Justice Sachs dissented on the substantive issues. She would have allowed the plaintiff's claim that the bank's overtime policy violated the Code, and would have certified most of the plaintiff's proposed common issues on the grounds that the evidence adduced was sufficient to meet the otherwise low evidentiary burden on the plaintiff.
The Court was unanimous in agreeing with Justice Lax's decision on the other evidentiary issues and costs.
Though some commentators have suggested that the motion judges' decisions in Fresco and Fulawka represent two different ideological views about overtime and employment class actions, the majority of the Divisional Court in Fresco made clear that this was not the case. Justices Swinton and Ferrier found that there was an evidentiary basis to finding systemic wrongs in Fulawka. As Justice Swinton plainly noted in her reasons: "Each motion judge applied the legal principles concerning common issues to the facts and pleadings before them."

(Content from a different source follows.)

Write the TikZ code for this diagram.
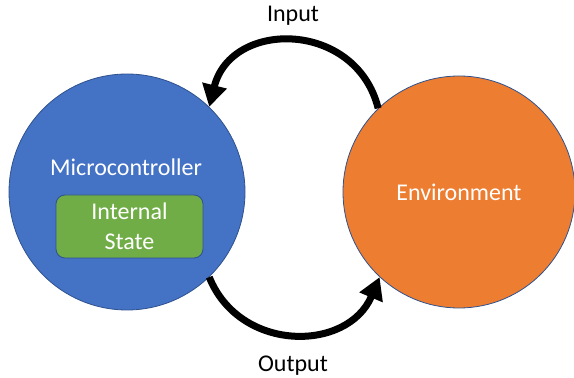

That view is in contrast with the Divisional Court's decision granting leave to appeal in Fulawka. Justice Greer held on that motion that Fresco and Fulawka were in conflict. In her view, the common issues in both cases substantially overlap and are similar. The only difference she identified was that the cases were started six months apart and involve two different financial institutions. She also found that the banks' overtime policies were "not far apart" and the banks relied on the same experts. Given that Justice Lax in Fresco and Justice Strathy in Fulawka came to opposite conclusions, she was of the view that there was good reason to doubt the correctness of the decision in Fulawka.
Given the financial stakes at issue for both the plaintiff and her lawyers, and in view of Justice Sachs' dissent, it is not surprising that the plaintiff will seek leave to appeal the Divisional Court's decision to the Court of Appeal for Ontario. In the interim, the appeal in Fulawka is to be heard in December 2010. The decision in McCracken has also been appealed. Though Fresco provides some answers for the parties, it seems to be clear that the final chapter on overtime class actions is yet to be written.